The change that had the biggest impact was the decision to make a fully comprehensive REST API. The user interface for Octopus 1.0 was built in ASP.NET MVC. For 2.0, we deleted nearly all of this code - the controllers and the views - and instead built a REST API from the ground up. Then, we built the UI using Angular JS on top of that API. There isn't a single thing that you can do in the UI that can't be done via the API now. In fact, for a long time the 2.0 code didn't have a UI at all; we built a suite of API tests that ran end-to-end, exercising all of the Octopus functionality using the REST API.

Polling Tentacles

Another huge area of change was in our communication stack between Octopus and Tentacles. In 1.0, we used WCF - the Tentacles listened, and Octopus connected.
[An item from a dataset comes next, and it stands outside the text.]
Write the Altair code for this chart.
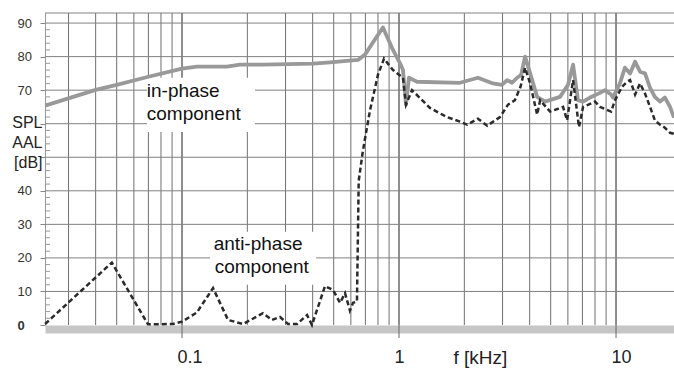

Choosing a Tentacle communication mode

In 2.0 we now support Tentacles in either listening or polling mode. To make this work, we developed a communication stack based on messages and actors, using HTTP and SSL at the transport layer to exchange messages. It's a pretty powerful mechanism for securely communicating in either direction with a network of servers, and it's a feature I'm looking forward to making more use of later.

Easier Windows Service and ASP.NET/IIS deployments

We added some new conventions and features to deal with Windows Service and IIS/ASP.NET application deployments.

Encrypted database and variables

The Octopus database is now encrypted, and we added support for encrypted variables too. If you're storing connection strings or passwords in variables, you can now do this in a secure way.

While we were at it, we also made it possible to share variables between projects.

Guided failures

When things go wrong, instead of the deployment simply failing, you can now choose to retry or skip failed steps.

Rolling deployments

Rolling deployments give you the ability to run a series of steps on one server before starting steps on another server. This makes scenarios such as deploying to a farm of web servers with limited downtime much easier.

Rolling deployments

New security model

We revisited our permissions model and tried to build something that was just as secure, but a lot more usable. Teams are a new concept that allow you to specify a set of users and their permissions, scoped to environments and/or projects.

Configurable dashboard

Yes, you can now, finally, change what appears on the dashboard.

Failure steps, and steps that run before package download

We implemented some big changes to the way deployment steps are managed. You can now run PowerShell and Manual steps prior to downloading packages (e.g., if you need to establish a VPN), or specify steps that only run on failure (e.g., send an email).

Variable editor improvements

In 1.0, a variable could only be scoped to one environment, machine, role or step at a time. Now, variables can be scoped to multiple levels at the same time. This greatly reduces the amount of variables needed. We also made some UX improvements such as editing multiple variables at once, deleting multiple variables at once, and a heap of other UI changes.

Variable scoped to multiple environments

Summary

Since so much was being changed, we also made a lot of other improvements as we went. The installer got a makeover, the release creation page got some new features, we added graphs to the project list page to show activity, and a ton of other things.

If you're currently using 1.6, you should definitely upgrade. I hope you enjoy using Octopus 2.0 as much as we enjoyed building it!